This Marketing Agreement (hereinafter referred to as the “Agreement”) by and between Campaign Owner (hereinafter referred to as the “Client”) and ForNeedy Sdn Bhd (hereinafter referred to as the “Marketer”).
Hereby, the Marketer agrees to provide the services applies by the Client.
PAYMENT AND FEES
The Parties agree that the total cost of the Services will be paid at the signing of this Agreement.
The Parties agree that the Marketer will provide an invoice to the Client upon signing the agreement.
The Marketer agrees to obtain consent from the Client prior to making the purchase if an expense is exceeding the initial budget.
The Parties agree that the Marketer will not cover any loss upon the failure.
The Parties agree that the means of payment will be via ForNeedy official bank account or any other account with the consent or ForNeedy Sdn Bhd.
This Agreement shall be effective on the date of signing this Agreement (hereinafter referred to as the “Effective Date”).
This Agreement may be terminated if the following occurs:
This Agreement will be terminated immediately if one of the Parties breaches this Agreement. More specifically, It will also be terminated if one of the Parties breaches a condition set forth in this Agreement without amending it within a period of 1 week.
This Agreement can be terminated at any given time by providing a written notice to the other party 3 days prior to terminating the Agreement.
This Agreement will automatically be terminated when both Parties complete their obligations.
All terms and conditions of this Agreement (and any confidential information provided by the Client to the Marketer or vice versa) during the term of the Agreement must be kept confidential, unless the disclosure is required pursuant to process of law.

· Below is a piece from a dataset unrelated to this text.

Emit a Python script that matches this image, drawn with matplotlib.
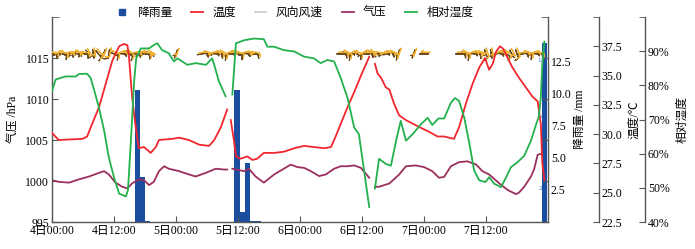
import numpy as np
import matplotlib.pyplot as plt
from matplotlib.lines import Line2D
from matplotlib.ticker import FuncFormatter

plt.rcParams['font.family'] = ['Liberation Serif', 'Noto Sans CJK SC']
plt.rcParams['axes.unicode_minus'] = False

nan = np.nan

# all times are hours after 4日00:00
tick_hours = [0, 12, 24, 36, 48, 60, 72, 84]
tick_labels = ['4日00:00', '4日12:00', '5日00:00', '5日12:00',
               '6日00:00', '6日12:00', '7日00:00', '7日12:00']

# rain (mm), bars start at these hours
rain_hours = [16, 17, 18, 35.3, 36.3, 37.3, 38.4, 39.4, 94.9]
rain_mm = [10.3, 3.5, 0.1, 10.3, 0.8, 4.6, 0.05, 0.05, 14.0]

# temperature (C)
temp_hours = [0, 1.3, 5.9, 6.8, 7.8, 9.1, 10.4, 11.7, 13.0, 13.9, 14.6, 14.9, 15.5, 16.2,
              16.8, 17.8, 19.1, 20.1, 20.7, 23.3, 24.6, 26.5, 28.5, 30.4, 31.4, 32.7, 33.9, 34.2,
              34.6, 35.2, 35.6, 36.5, 37.8, 38.8, 39.7, 41.0, 43.0, 44.9, 46.9, 48.8, 50.7, 52.7,
              54.0, 54.9, 55.9, 57.2, 58.5, 59.8, 61.1, 61.4, 62.0,
              62.5, 63.0, 63.7, 64.6, 65.3, 66.2, 67.2, 68.5, 69.8, 71.1, 73.0, 74.6, 75.9, 77.8,
              78.8, 80.1, 81.4, 82.7, 83.8, 84.6, 85.3, 85.9, 86.7, 87.3, 88.2, 89.1, 90.4, 91.7,
              93.0, 94.0, 94.6, 94.9, 95.3]
temp_c = [30.1, 29.5, 29.6, 29.8, 30.9, 32.3, 34.3, 36.3, 37.5, 37.7, 37.6, 36.6, 33.2, 30.6,
          28.8, 28.9, 28.4, 28.9, 29.5, 29.6, 29.7, 29.5, 29.1, 29.0, 29.5, 30.6, 32.1, nan,
          31.2, 29.5, 28.1, 27.9, 28.1, 27.8, 27.9, 28.4, 28.4, 28.5, 28.8, 29.0, 28.9, 28.8,
          28.9, 29.8, 30.9, 32.3, 33.6, 35.0, 36.3, 36.6, nan,
          36.0, 35.2, 34.8, 34.0, 33.8, 32.6, 31.6, 31.2, 30.9, 30.6, 30.2, 29.8, 29.8, 29.6,
          30.6, 32.6, 34.3, 35.7, 36.5, 35.5, 36.0, 37.0, 37.5, 37.3, 36.5, 35.7, 34.8, 34.0,
          33.2, 32.8, 30.9, 27.5, 26.1]

# pressure (hPa)
pres_hours = [0, 1.3, 3.3, 5.2, 7.2, 9.1, 10.1, 11.0, 12.3, 13.6, 14.6, 15.5, 16.8, 17.8,
              18.8, 19.7, 20.7, 21.7, 22.6, 24.6, 26.5, 27.8, 29.8, 31.7, 33.3, 33.9, 34.2,
              34.9, 37.2, 38.1, 39.4, 41.0, 43.0, 44.6, 46.2, 47.5, 48.8, 50.1, 51.7, 53.0,
              54.6, 55.9, 57.2, 58.5, 59.8, 61.4, 62.0,
              62.5, 63.3, 65.3, 67.2, 68.5, 70.4, 72.0, 73.6, 74.9, 75.9, 77.2, 78.8, 80.4,
              82.1, 83.3, 84.6, 86.6, 88.2, 89.8, 90.4, 91.4, 92.7, 93.3, 94.0, 94.6]
pres_hpa = [1000.1, 999.9, 999.8, 1000.2, 1000.55, 1001.0, 1001.2, 1000.8, 999.8, 999.3,
            999.1, 999.7, 1000.2, 1000.1, 999.5, 999.9, 1001.2, 1001.8, 1001.5, 1001.2,
            1000.8, 1000.55, 1001.0, 1001.5, 1001.4, 1001.4, nan,
            1001.5, 1001.2, 1001.5, 1000.55, 999.8, 1000.8, 1001.4, 1002.0, 1001.7, 1001.6,
            1001.2, 1000.6, 1000.8, 1001.5, 1001.8, 1001.8, 1001.9, 1001.6, 1000.4, nan,
            999.3, 999.3, 999.7, 1000.8, 1001.8, 1001.9, 1001.7, 1001.2, 1000.4, 1000.5,
            1001.8, 1002.3, 1002.4, 1002.0, 1001.2, 1000.8, 999.7, 998.9, 998.4, 998.6,
            999.3, 1000.55, 1001.4, 1003.2, 1003.3]

# relative humidity (%)
rh_hours = [0, 0.7, 2.6, 4.6, 5.2, 6.8, 7.5, 8.4, 9.1, 10.1, 11.0, 12.0, 13.0, 14.3, 14.7,
            15.2, 15.9, 16.3, 17.2, 18.8, 19.7, 20.4, 21.3, 22.6, 23.6, 24.3, 25.2, 26.2,
            27.8, 29.8, 31.0, 31.4, 32.3, 33.6, 34.2,
            34.9, 35.6, 37.2, 39.1, 41.0, 41.7, 43.0, 44.9, 46.9, 48.8, 50.7, 52.0, 53.3,
            54.6, 55.9, 57.2, 58.5, 59.4, 60.4, 61.4, 62.0,
            62.5, 63.3, 64.6, 65.6, 66.6, 67.5, 68.5, 69.8, 71.4, 72.7, 73.6, 74.8, 75.9,
            77.2, 78.0, 78.8, 79.8, 80.8, 81.7, 82.7, 83.9, 84.6, 85.6, 86.9, 87.9, 88.8,
            90.1, 91.4, 92.7, 93.7, 94.2, 94.6, 94.9, 95.3]
rh_pct = [78.3, 81.7, 82.6, 82.6, 83.3, 83.4, 82.1, 77.3, 73.4, 66.7, 58.9, 53.1, 48.3, 47.5,
          49.3, 61.8, 81.2, 87.9, 90.8, 90.8, 91.8, 92.3, 90.3, 89.4, 87.0, 87.9, 87.0, 86.0,
          86.5, 86.0, 87.9, 86.0, 81.2, 76.8, nan,
          77.3, 92.3, 93.2, 93.7, 93.5, 91.3, 91.3, 90.3, 89.9, 88.4, 87.9, 86.5, 87.4,
          87.0, 82.1, 76.3, 67.6, 65.7, 55.1, 44.4, nan,
          49.8, 58.5, 57.0, 56.5, 63.8, 69.6, 63.8, 65.7, 68.6, 70.5, 68.4, 70.3, 70.3,
          74.9, 76.3, 75.4, 70.5, 62.8, 55.1, 52.2, 51.7, 53.1, 51.2, 50.2, 53.1, 56.0,
          57.5, 59.4, 63.8, 68.6, 70.7, 76.3, 86.0, 92.8]

# wind: direction (deg) and speed (m/s), only hours with data
wind_hours = (list(range(0, 20)) + [24] + list(range(29, 40)) + list(range(56, 68))
              + [70, 72] + list(range(79, 95)))
wind_dir = [95, 70, 110, 85, 60, 120, 95, 150, 170, 140, 200, 190, 115, 70, 95, 130, 85, 60, 100, 120,
            200,
            80, 110, 70, 95, 120, 65, 85, 110, 75, 100, 95,
            90, 120, 70, 110, 60, 85, 130, 100, 65, 80, 115, 200,
            200, 270,
            90, 120, 70, 95, 110, 160, 170, 65, 100, 130, 150, 160, 80, 110, 70, 95]
wind_spd = [3, 2, 4, 4, 2, 3, 4, 2, 3, 4, 2, 3, 4, 3, 2, 4, 3, 2, 4, 3,
            2,
            4, 2, 3, 4, 4, 3, 2, 4, 3, 2, 4,
            3, 4, 2, 4, 3, 4, 2, 3, 4, 4, 3, 2,
            2, 2,
            3, 4, 4, 3, 2, 4, 3, 4, 3, 4, 2, 3, 4, 4, 3, 4]

c_rain = '#1c4ea0'
c_temp = '#f2262e'
c_pres = '#9b2f5e'
c_rh = '#22b14c'
c_wind = '#c9d0d6'
c_axis = '#555555'

fig = plt.figure(figsize=(6.95, 2.49), dpi=100)
fig.patch.set_facecolor('white')
ax_p = fig.add_axes([0.0748, 0.1084, 0.7137, 0.8233])
ax_r = ax_p.twinx()
ax_t = ax_p.twinx()
ax_h = ax_p.twinx()
ax_r.set_zorder(-1)
for a in (ax_p, ax_r, ax_t, ax_h):
    a.patch.set_visible(False)
    a.spines['top'].set_visible(False)
for a in (ax_r, ax_t, ax_h):
    a.spines['left'].set_visible(False)
    a.spines['bottom'].set_visible(False)
ax_p.spines['right'].set_visible(False)
ax_t.spines['right'].set_position(('axes', 1.1028))
ax_h.spines['right'].set_position(('axes', 1.1956))
for a in (ax_p, ax_r, ax_t, ax_h):
    for s in a.spines.values():
        s.set_color(c_axis)
        s.set_linewidth(1.0)

# rain bars
ax_r.bar(rain_hours, rain_mm, width=1.0, align='edge', color=c_rain, linewidth=0)
ax_r.set_ylim(0, 16)
ax_r.set_yticks([2.5, 5.0, 7.5, 10.0, 12.5])
ax_r.set_yticks([16], minor=True)
ax_r.yaxis.set_major_formatter(FuncFormatter(lambda v, p: f'{v:.1f}'))
ax_r.tick_params(axis='y', which='major', length=0, pad=2, labelsize=8.5)
ax_r.tick_params(axis='y', which='minor', direction='in', length=5, color=c_axis)
ax_r.set_ylabel('降雨量 /mm', fontsize=8.5, labelpad=2)
for yv, s in [(12.6, '12'), (10.7, '1'), (8.1, '7'), (2.6, '2')]:
    ax_r.text(94.6, yv, s, color='#3a78d8', fontsize=5, ha='center', va='center')

# pressure + wind
ax_p.plot(pres_hours, pres_hpa, color=c_pres, lw=1.3)
wr = np.radians(wind_dir)
u = -np.array(wind_spd) * np.sin(wr)
v = -np.array(wind_spd) * np.cos(wr)
wy = np.full(len(wind_hours), 1015.5)
inc = dict(half=2, full=4, flag=20)
sz = dict(spacing=0.2, height=0.45, width=0.25)
ax_p.barbs(wind_hours, wy, u, v, length=3.6, barbcolor='#6b4b22', flagcolor='#6b4b22',
           linewidth=0.9, barb_increments=inc, sizes=sz, pivot='middle', zorder=3)
ax_p.barbs(np.array(wind_hours) + 0.3, wy + 0.2, u, v, length=3.6, barbcolor='#f0b030',
           flagcolor='#f0b030', linewidth=0.8, barb_increments=inc, sizes=sz,
           pivot='middle', zorder=3)
ax_p.set_xlim(0, 96)
ax_p.set_ylim(995, 1020)
ax_p.set_yticks([995, 1000, 1005, 1010, 1015])
ax_p.set_yticks([1020], minor=True)
ax_p.set_xticks(tick_hours)
ax_p.set_xticklabels(tick_labels)
ax_p.tick_params(axis='both', which='both', direction='in', length=4, labelsize=8.5,
                 color=c_axis, pad=2)
ax_p.tick_params(axis='y', right=True, which='major')
ax_p.tick_params(axis='y', which='minor', length=5)
ax_p.set_ylabel('气压 /hPa', fontsize=8.5, labelpad=4)

# temperature
ax_t.plot(temp_hours, temp_c, color=c_temp, lw=1.3)
ax_t.set_ylim(22.5, 40)
ax_t.set_yticks([22.5, 25.0, 27.5, 30.0, 32.5, 35.0, 37.5])
ax_t.set_yticks([40], minor=True)
ax_t.yaxis.set_major_formatter(FuncFormatter(lambda v, p: f'{v:.1f}'))
ax_t.tick_params(axis='y', which='both', direction='in', length=4, labelsize=8.5,
                 color=c_axis, pad=2)
ax_t.set_ylabel('温度/℃', fontsize=8.5, labelpad=4)

# humidity
ax_h.plot(rh_hours, rh_pct, color=c_rh, lw=1.3)
ax_h.set_ylim(40, 100)
ax_h.set_yticks([40, 50, 60, 70, 80, 90])
ax_h.set_yticks([100], minor=True)
ax_h.yaxis.set_major_formatter(FuncFormatter(lambda v, p: f'{v:.0f}%'))
ax_h.tick_params(axis='y', which='both', direction='in', length=4, labelsize=8.5,
                 color=c_axis, pad=2)
ax_h.set_ylabel('相对湿度', fontsize=8.5, labelpad=5)

handles = [Line2D([], [], marker='s', ls='none', color=c_rain, markersize=5),
           Line2D([], [], color=c_temp, lw=1.3),
           Line2D([], [], color=c_wind, lw=1.3),
           Line2D([], [], color=c_pres, lw=1.3),
           Line2D([], [], color=c_rh, lw=1.3)]
labels = ['降雨量', '温度', '风向风速', '气压', '相对湿度']
fig.legend(handles, labels, loc='center', bbox_to_anchor=(0.424, 0.948), ncol=5,
           frameon=False, fontsize=8.5, handlelength=1.0, handletextpad=0.8,
           columnspacing=1.6, borderpad=0)

fig.savefig('out.png', dpi=100, facecolor='white')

Disclosing or using this information for any purpose beyond the scope of this Agreement (or beyond the exceptions set forth above) is expressly forbidden without the prior consent of the Parties.
The Parties’ obligation to maintain confidentiality will survive termination of this Agreement and remain in effect indefinitely.
RELATIONSHIP BETWEEN PARTIES
Hereby, the Parties agree that the Marketer in this Agreement is an independent contractor, as he/she provides the services hereunder and acts as an independent contractor.
The Marketer shall not be considered an employee under any circumstances.
This Agreement does not create any other partnership between the Parties.
This Agreement is an Agreement that is not based on exclusivity. Hence, the Parties are entitled to enter into other Agreements with other parties.
The Parties agree that all products created by the Marketer will remain the exclusive property of the Client, as long as it is relevant to the performance of the Services set forth in this Agreement.
The Marketer agrees that any intellectual property provided to him/her by the Client will remain the sole property of the Client, including (but not limited to) copyrights, patents, trade secret rights, and other intellectual property rights associated with any ideas, concepts, techniques, inventions, processes, works of authorship, Confidential Information, or trade secrets.
The Marketer will refrain from using such intellectual property upon the termination of this Agreement.
LIMITATION OF LIABILITY
Under no circumstances will either party be liable for any indirect, special, consequential, or punitive damages (including lost profits) arising out of or relating to this Agreement or the transactions it contemplates (including breach of contract, tort, negligence, or other form of action)—if said damage is the direct result of one of the party’s negligence or breach.
The Parties agree that any amendments made to this Agreement must be made in writing and signed by both Parties to this Agreement.
As such, any amendments made by the Parties will be applied to this Agreement.
The Parties hereby agree not to assign any of the responsibilities in this Agreement to a third party unless consented by both Parties in writing.
This Agreement contains the entire agreement and understanding among the Parties hereto, with respect to the subject matter hereof. It supersedes all prior agreements, understandings, inducements, and conditions (express, implied, oral, written, or of any nature whatsoever with respect to the subject matter hereof). The express terms hereof control and supersede any course of performance and/or usage of the trade inconsistent with any of the terms hereof.